Robustness of steel structures further to a column loss: influence of the yielding of the indirectly affected part on the global response of the structure

Abstract

From several decades, the concept of robustness took its place in most building engineering institutions worldwide. Indeed, a growing interest for the subject was caused by a series of disasters involving the loss of many lives such as the Ronan Point collapse in 1968, the Murrah building collapse in 1995 and the 11th September 2001 World Trade Center disaster among others. Recommendations given in modern codes, allowing robustness checks to be performed when exceptional events occur, such as the loss of a column, are continually improving. Nevertheless, no tool is proposed to evaluate quickly and in an easily applicable way whether a given building is able to attain a stable deformed state after such exceptional events, i.e. if the structure is robust enough to sustain the loss of one of its bearing members for instance.

This is the scope within which several works on the topic of robustness were initiated at the University of Liège. Two PhD theses were written for that purpose. The current professor Demonceau J.-F. and Hai L.N.N have jointly developed an analytical method to predict the response of 2D frames under the exceptional "loss of a column" event. The previous method showed several weaknesses that were highlighted through the Master thesis of Huvelle C. and through her research subsequently con- ducted over several years. Finally, thanks to these years of research, a complete analytical procedure to assess the response of a frame submitted to a column loss was available at the University of Liège. The latter method makes it possible to derive the states of a frame losing a column when the directly affected part of the structure (the part above the lost element) by the event considered as exceptional may yield and when the indirectly affected part of the structure (the rest of the structure) remains elastic.
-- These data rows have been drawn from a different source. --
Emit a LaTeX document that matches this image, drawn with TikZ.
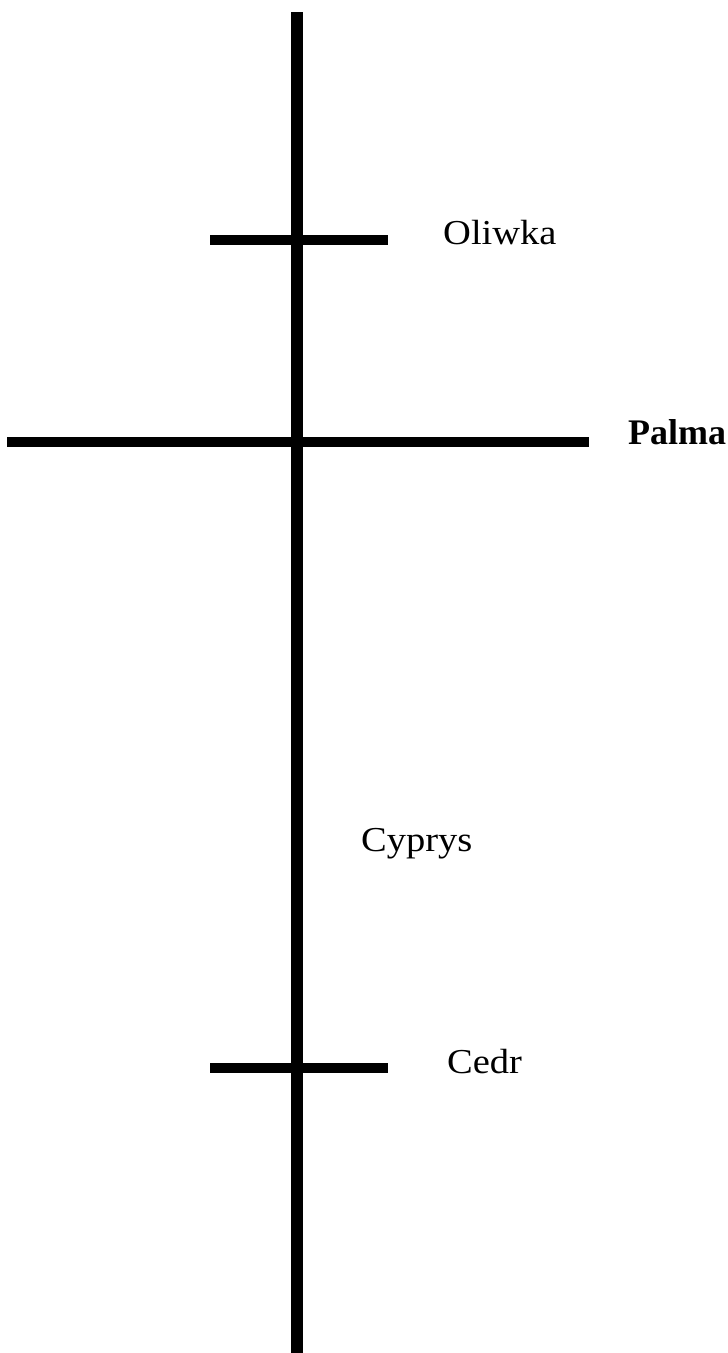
\documentclass[tikz,border=0pt]{standalone}
\usepackage{fontspec}
\setmainfont{Liberation Serif}
\newfontfamily\widefont{Liberation Serif}[FakeStretch=1.1]

\begin{document}
\begin{tikzpicture}[
  x=1pt, y=-1pt,
  trunk/.style={line width=12pt},
  branch/.style={line width=10pt},
  nazwa/.style={
    anchor=base west, inner sep=0pt,
    font=\widefont\fontsize{35}{42}\selectfont
  },
  nazwagruba/.style={
    anchor=base west, inner sep=0pt,
    font=\fontsize{36}{43}\selectfont\bfseries
  }
]
\useasboundingbox (0,0) rectangle (728,1353);

% pien
\coordinate (top)    at (297,12);
\coordinate (bottom) at (297,1353);
\draw[trunk] (top) -- (bottom);

% galezie
\coordinate (oliwkaL) at (210,240);
\coordinate (oliwkaR) at (388,240);
\coordinate (palmaL)  at (7,442);
\coordinate (palmaR)  at (589,442);
\coordinate (cedrL)   at (210,1068);
\coordinate (cedrR)   at (388,1068);

\draw[branch] (oliwkaL) -- (oliwkaR);
\draw[branch] (palmaL)  -- (palmaR);
\draw[branch] (cedrL)   -- (cedrR);

% nazwy
\node[nazwa]      (oliwka) at (443,244)  {Oliwka};
\node[nazwagruba] (palma)  at (628,444)  {Palma};
\node[nazwa]      (cyprys) at (361,851)  {Cyprys};
\node[nazwa]      (cedr)   at (447,1073) {Cedr};

\end{tikzpicture}
\end{document}
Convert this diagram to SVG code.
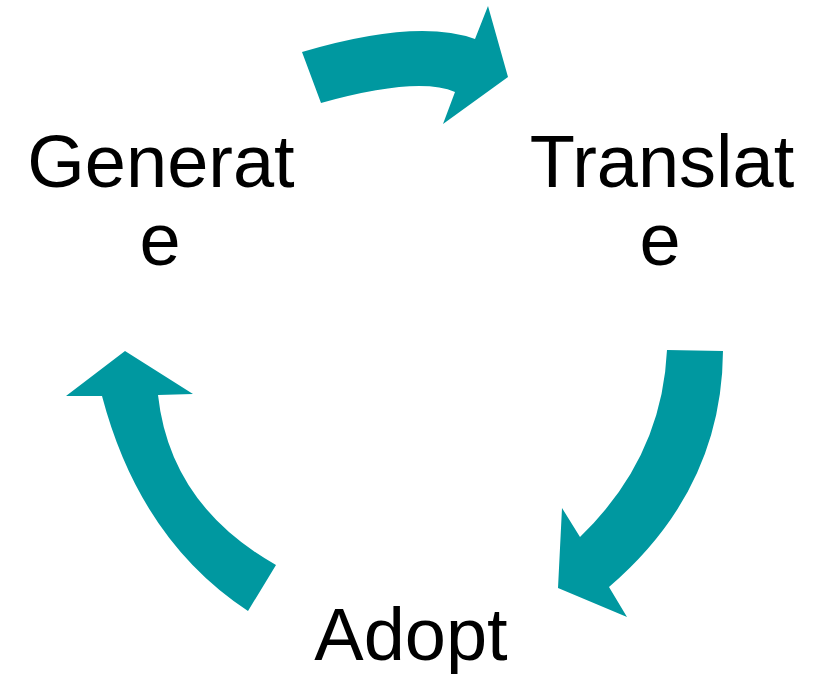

In other words, this method considers that the lateral restraint brought about by the elements located elsewhere than just above the lost element is constant. Therefore, the predicted displacements in the structure are underestimating the displacements occurring in reality. Moreover, the predicted redistribution of loads in the structure is associated with fictive states of the latter as the indirectly affected part is considered fully elastic.

This is the scope of the present work. The first goal consists of analysing the effect of the progressive yielding of the indirectly affected part on the global response of a 2D steel frame losing one column. More particularly, the study is aiming to evaluate how far the analytical predicted behaviour is from the realistic behaviour of a frame losing a column reflected by an indirectly affected part that may progressively yield. This is achieved by performing numerical simulations on three structures with a differing number of spans. The second goal of the present work is to determine analytically the moment of collapse of the structure and the associated state of the latter (i.e. the internal forces and the deformations). Indeed, on the basis of the latter, everything will thus be gathered to perform robustness checks, i.e. to verify if a structure is able to find a stable deformed state after the loss of one of its bearing elements.

It is shown that the first yielding of the indirectly affected part leads to a chain formation of plastic hinges in the structure inducing a rather quick collapse of the latter. Moreover, a series of identified failure modes are presented thanks to the analysis of the redistribution of loads following the loss of the column. Therefore, a series of verification recommendations are exposed for the investigated structures.

Finally, a breakpoint estimating the collapse of a structure losing one of its bearing elements is an- alytically determined on the basis of an easy to apply approach exploiting the results given by the existing complete analytical procedure. The developed method shows fairly good results but has still some weaknesses such as the significant underestimating value of the displacements of the elements located above the lost element.